Task to carry out
Please transcribe the data that follows without the pictures, keeping every word the same.

Entries provided
--------------------------------------------------

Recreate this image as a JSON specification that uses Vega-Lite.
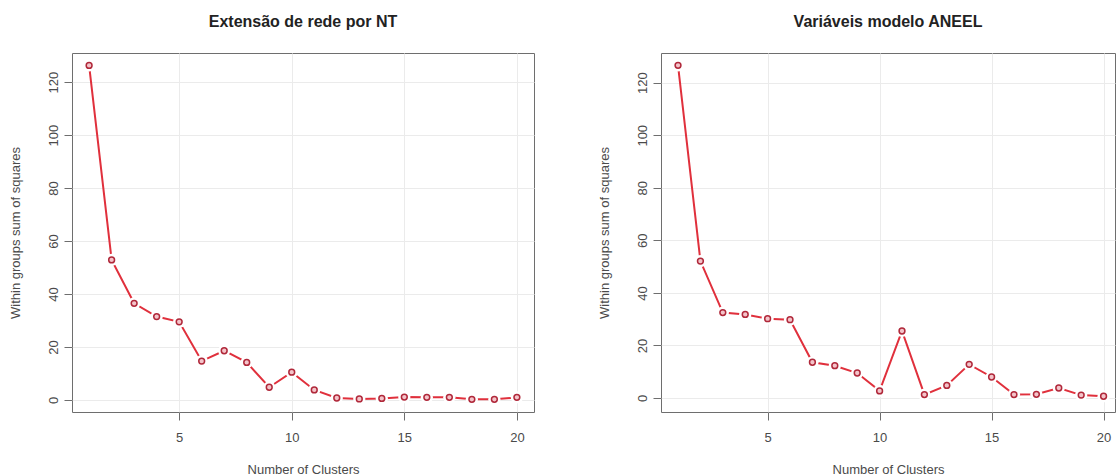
{
  "$schema": "https://vega.github.io/schema/vega-lite/v6.json",
  "background": "white",
  "padding": {"left": 8, "top": 13, "right": 0, "bottom": 0},
  "config": {
    "font": "Liberation Sans",
    "view": {"stroke": "#6e6e6e", "strokeWidth": 1},
    "axis": {
      "domain": false,
      "tickColor": "#6e6e6e",
      "tickSize": 8,
      "labelFont": "Liberation Sans",
      "labelFontSize": 13,
      "labelColor": "#4a4a4a",
      "titleFont": "Liberation Sans",
      "titleFontSize": 13,
      "titleFontWeight": "normal",
      "titleColor": "#4a4a4a",
      "gridColor": "#ebebeb",
      "labelFlush": false,
      "labelOverlap": false
    }
  },
  "datasets": {
    "nt": [
      {"k": 1, "wss": 126.3}, {"k": 2, "wss": 52.9}, {"k": 3, "wss": 36.5}, {"k": 4, "wss": 31.5},
      {"k": 5, "wss": 29.5}, {"k": 6, "wss": 14.7}, {"k": 7, "wss": 18.6}, {"k": 8, "wss": 14.2},
      {"k": 9, "wss": 4.8}, {"k": 10, "wss": 10.5}, {"k": 11, "wss": 3.8}, {"k": 12, "wss": 0.75},
      {"k": 13, "wss": 0.4}, {"k": 14, "wss": 0.6}, {"k": 15, "wss": 1.1}, {"k": 16, "wss": 1.0},
      {"k": 17, "wss": 1.0}, {"k": 18, "wss": 0.25}, {"k": 19, "wss": 0.25}, {"k": 20, "wss": 1.0}
    ],
    "aneel": [
      {"k": 1, "wss": 126.6}, {"k": 2, "wss": 52.1}, {"k": 3, "wss": 32.5}, {"k": 4, "wss": 31.8},
      {"k": 5, "wss": 30.2}, {"k": 6, "wss": 29.8}, {"k": 7, "wss": 13.6}, {"k": 8, "wss": 12.3},
      {"k": 9, "wss": 9.5}, {"k": 10, "wss": 2.7}, {"k": 11, "wss": 25.5}, {"k": 12, "wss": 1.3},
      {"k": 13, "wss": 4.8}, {"k": 14, "wss": 12.8}, {"k": 15, "wss": 8.0}, {"k": 16, "wss": 1.3},
      {"k": 17, "wss": 1.4}, {"k": 18, "wss": 3.8}, {"k": 19, "wss": 1.1}, {"k": 20, "wss": 0.65}
    ]
  },
  "spacing": 127,
  "bounds": "flush",
  "hconcat": [
    {
      "width": 462,
      "height": 359,
      "title": {"text": "Extensão de rede por NT", "font": "Liberation Sans", "fontSize": 16, "fontWeight": "bold", "color": "#222222", "anchor": "middle", "frame": "group", "baseline": "alphabetic", "offset": 10},
      "data": {"name": "nt"},
      "encoding": {
        "x": {"field": "k", "type": "quantitative",
          "scale": {"domain": [0.24, 20.76], "nice": false, "zero": false},
          "axis": {"values": [5, 10, 15, 20], "title": "Number of Clusters", "labelPadding": 11, "titleY": 61, "titleBaseline": "alphabetic"}},
        "y": {"field": "wss", "type": "quantitative",
          "scale": {"domain": [-4.53, 131], "nice": false, "zero": false},
          "axis": {"values": [0, 20, 40, 60, 80, 100, 120], "title": "Within groups sum of squares", "labelAngle": 270, "labelAlign": "center", "labelBaseline": "alphabetic", "labelPadding": 7, "titleX": -53, "titleY": 179.5, "titleAngle": 270, "titleBaseline": "alphabetic", "titleAlign": "center"}}
      },
      "layer": [
        {"mark": {"type": "line", "color": "#e0303c", "strokeWidth": 2}},
        {"mark": {"type": "circle", "color": "#ffffff", "opacity": 1, "size": 150}},
        {"mark": {"type": "point", "shape": "circle", "filled": true, "fill": "#f4c4ca", "stroke": "#b0283a", "strokeWidth": 1.5, "size": 34, "opacity": 1}}
      ]
    },
    {
      "width": 454,
      "height": 359,
      "title": {"text": "Variáveis modelo ANEEL", "font": "Liberation Sans", "fontSize": 16, "fontWeight": "bold", "color": "#222222", "anchor": "middle", "frame": "group", "baseline": "alphabetic", "offset": 10},
      "data": {"name": "aneel"},
      "encoding": {
        "x": {"field": "k", "type": "quantitative",
          "scale": {"domain": [0.24, 20.51], "nice": false, "zero": false},
          "axis": {"values": [5, 10, 15, 20], "title": "Number of Clusters", "labelPadding": 11, "titleY": 61, "titleBaseline": "alphabetic"}},
        "y": {"field": "wss", "type": "quantitative",
          "scale": {"domain": [-5.33, 131.3], "nice": false, "zero": false},
          "axis": {"values": [0, 20, 40, 60, 80, 100, 120], "title": "Within groups sum of squares", "labelAngle": 270, "labelAlign": "center", "labelBaseline": "alphabetic", "labelPadding": 7, "titleX": -53, "titleY": 179.5, "titleAngle": 270, "titleBaseline": "alphabetic", "titleAlign": "center"}}
      },
      "layer": [
        {"mark": {"type": "line", "color": "#e0303c", "strokeWidth": 2}},
        {"mark": {"type": "circle", "color": "#ffffff", "opacity": 1, "size": 150}},
        {"mark": {"type": "point", "shape": "circle", "filled": true, "fill": "#f4c4ca", "stroke": "#b0283a", "strokeWidth": 1.5, "size": 34, "opacity": 1}}
      ]
    }
  ]
}
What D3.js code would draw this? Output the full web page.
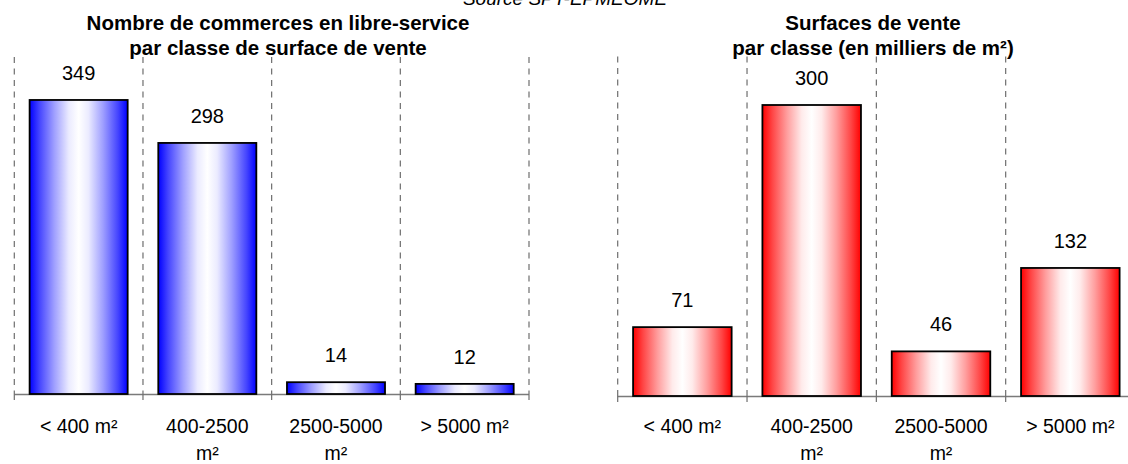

--------------------------------------------------

The response
Recreate this image as a JSON specification that uses Vega-Lite.
{
  "$schema": "https://vega.github.io/schema/vega-lite/v6.json",
  "background": "white",
  "padding": {"left": 8, "top": 13, "right": 0, "bottom": 0},
  "config": {
    "font": "Liberation Sans",
    "view": {"stroke": "#6e6e6e", "strokeWidth": 1},
    "axis": {
      "domain": false,
      "tickColor": "#6e6e6e",
      "tickSize": 8,
      "labelFont": "Liberation Sans",
      "labelFontSize": 13,
      "labelColor": "#4a4a4a",
      "titleFont": "Liberation Sans",
      "titleFontSize": 13,
      "titleFontWeight": "normal",
      "titleColor": "#4a4a4a",
      "gridColor": "#ebebeb",
      "labelFlush": false,
      "labelOverlap": false
    }
  },
  "datasets": {
    "nt": [
      {"k": 1, "wss": 126.3}, {"k": 2, "wss": 52.9}, {"k": 3, "wss": 36.5}, {"k": 4, "wss": 31.5},
      {"k": 5, "wss": 29.5}, {"k": 6, "wss": 14.7}, {"k": 7, "wss": 18.6}, {"k": 8, "wss": 14.2},
      {"k": 9, "wss": 4.8}, {"k": 10, "wss": 10.5}, {"k": 11, "wss": 3.8}, {"k": 12, "wss": 0.75},
      {"k": 13, "wss": 0.4}, {"k": 14, "wss": 0.6}, {"k": 15, "wss": 1.1}, {"k": 16, "wss": 1.0},
      {"k": 17, "wss": 1.0}, {"k": 18, "wss": 0.25}, {"k": 19, "wss": 0.25}, {"k": 20, "wss": 1.0}
    ],
    "aneel": [
      {"k": 1, "wss": 126.6}, {"k": 2, "wss": 52.1}, {"k": 3, "wss": 32.5}, {"k": 4, "wss": 31.8},
      {"k": 5, "wss": 30.2}, {"k": 6, "wss": 29.8}, {"k": 7, "wss": 13.6}, {"k": 8, "wss": 12.3},
      {"k": 9, "wss": 9.5}, {"k": 10, "wss": 2.7}, {"k": 11, "wss": 25.5}, {"k": 12, "wss": 1.3},
      {"k": 13, "wss": 4.8}, {"k": 14, "wss": 12.8}, {"k": 15, "wss": 8.0}, {"k": 16, "wss": 1.3},
      {"k": 17, "wss": 1.4}, {"k": 18, "wss": 3.8}, {"k": 19, "wss": 1.1}, {"k": 20, "wss": 0.65}
    ]
  },
  "spacing": 127,
  "bounds": "flush",
  "hconcat": [
    {
      "width": 462,
      "height": 359,
      "title": {"text": "Extensão de rede por NT", "font": "Liberation Sans", "fontSize": 16, "fontWeight": "bold", "color": "#222222", "anchor": "middle", "frame": "group", "baseline": "alphabetic", "offset": 10},
      "data": {"name": "nt"},
      "encoding": {
        "x": {"field": "k", "type": "quantitative",
          "scale": {"domain": [0.24, 20.76], "nice": false, "zero": false},
          "axis": {"values": [5, 10, 15, 20], "title": "Number of Clusters", "labelPadding": 11, "titleY": 61, "titleBaseline": "alphabetic"}},
        "y": {"field": "wss", "type": "quantitative",
          "scale": {"domain": [-4.53, 131], "nice": false, "zero": false},
          "axis": {"values": [0, 20, 40, 60, 80, 100, 120], "title": "Within groups sum of squares", "labelAngle": 270, "labelAlign": "center", "labelBaseline": "alphabetic", "labelPadding": 7, "titleX": -53, "titleY": 179.5, "titleAngle": 270, "titleBaseline": "alphabetic", "titleAlign": "center"}}
      },
      "layer": [
        {"mark": {"type": "line", "color": "#e0303c", "strokeWidth": 2}},
        {"mark": {"type": "circle", "color": "#ffffff", "opacity": 1, "size": 150}},
        {"mark": {"type": "point", "shape": "circle", "filled": true, "fill": "#f4c4ca", "stroke": "#b0283a", "strokeWidth": 1.5, "size": 34, "opacity": 1}}
      ]
    },
    {
      "width": 454,
      "height": 359,
      "title": {"text": "Variáveis modelo ANEEL", "font": "Liberation Sans", "fontSize": 16, "fontWeight": "bold", "color": "#222222", "anchor": "middle", "frame": "group", "baseline": "alphabetic", "offset": 10},
      "data": {"name": "aneel"},
      "encoding": {
        "x": {"field": "k", "type": "quantitative",
          "scale": {"domain": [0.24, 20.51], "nice": false, "zero": false},
          "axis": {"values": [5, 10, 15, 20], "title": "Number of Clusters", "labelPadding": 11, "titleY": 61, "titleBaseline": "alphabetic"}},
        "y": {"field": "wss", "type": "quantitative",
          "scale": {"domain": [-5.33, 131.3], "nice": false, "zero": false},
          "axis": {"values": [0, 20, 40, 60, 80, 100, 120], "title": "Within groups sum of squares", "labelAngle": 270, "labelAlign": "center", "labelBaseline": "alphabetic", "labelPadding": 7, "titleX": -53, "titleY": 179.5, "titleAngle": 270, "titleBaseline": "alphabetic", "titleAlign": "center"}}
      },
      "layer": [
        {"mark": {"type": "line", "color": "#e0303c", "strokeWidth": 2}},
        {"mark": {"type": "circle", "color": "#ffffff", "opacity": 1, "size": 150}},
        {"mark": {"type": "point", "shape": "circle", "filled": true, "fill": "#f4c4ca", "stroke": "#b0283a", "strokeWidth": 1.5, "size": 34, "opacity": 1}}
      ]
    }
  ]
}
What D3.js code would draw this? Output the full web page.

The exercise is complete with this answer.